Small screen, big ideas

A new report from research group Mintel shows that UK consumers are resistant to the lure of digital TV. Offers of free set-top boxes are failing to tempt them – although 70 per cent of those questioned were aware of free box offers, only 2 per cent had responded to them.

Women over the age of 45 are classified by Mintel as “core resistors”, as they are least interested in the service. Overall, one third of respondents are not interested in receiving more channels. And consumers are showing more interest in the browsing possibilities the service will eventually offer than they are in the ability to shop from their living rooms.

Staff from the design team of BBC Broadcast will be hoping those views change as the software in the set-top boxes develops to allow consumers a more accurate view of future possibilities.

The service has been broadcasting on a trial basis since May, but consumers will only be able to see it when software upgrades are available for set-top boxes. The date for the new software, says BBC lead designer Jo Hooper, is yet to be fixed but will hopefully be within weeks rather than months.

The team has been giving the public a glimpse of that future at the Wimbledon Lawn Tennis Championships. There, also the venue for the first colour broadcasts in 1926, the team has been showing its enhanced digital TV service.

Wimbledon is a good test bed for the service, which has obvious potential for sports coverage.

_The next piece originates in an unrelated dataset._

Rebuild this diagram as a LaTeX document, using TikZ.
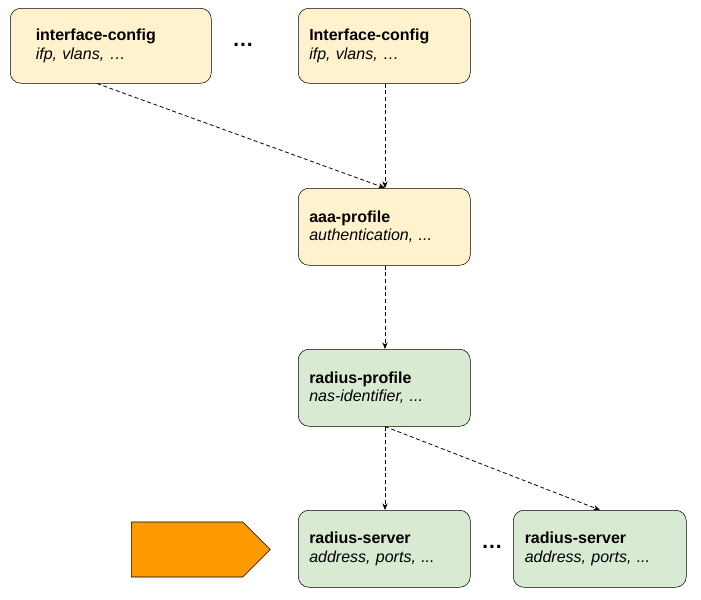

Using their remote control, viewers can call up information about players, games already played and championship rankings. There are even tennis quiz games to entertain when the tennis is rained off. Games can still be viewed in quarter screen format while viewers browse.

The service – in spirit somewhere between a website and the venerable Ceefax – also, so far, covers Parliament and provides a news service.

Bandwidth governs the volume of material which can be on screen at any one time, giving on-screen design a key role. The BBC has worked with the Royal National Institute for the Blind to ensure legibility of typefaces, and simple colour schemes have been used to aid navigation.

Other broadcasters will be watching with interest as soon as they can, as the BBC develops what is likely to be a trend setting service. With, of course, one key difference: although the BBC is keen that standard navigational systems be developed, they are likely to be used for different ends. BBC staff say most broadcasters will be interested in e-commerce opportunities, while the BBC remains, for now at least, a public broadcast service.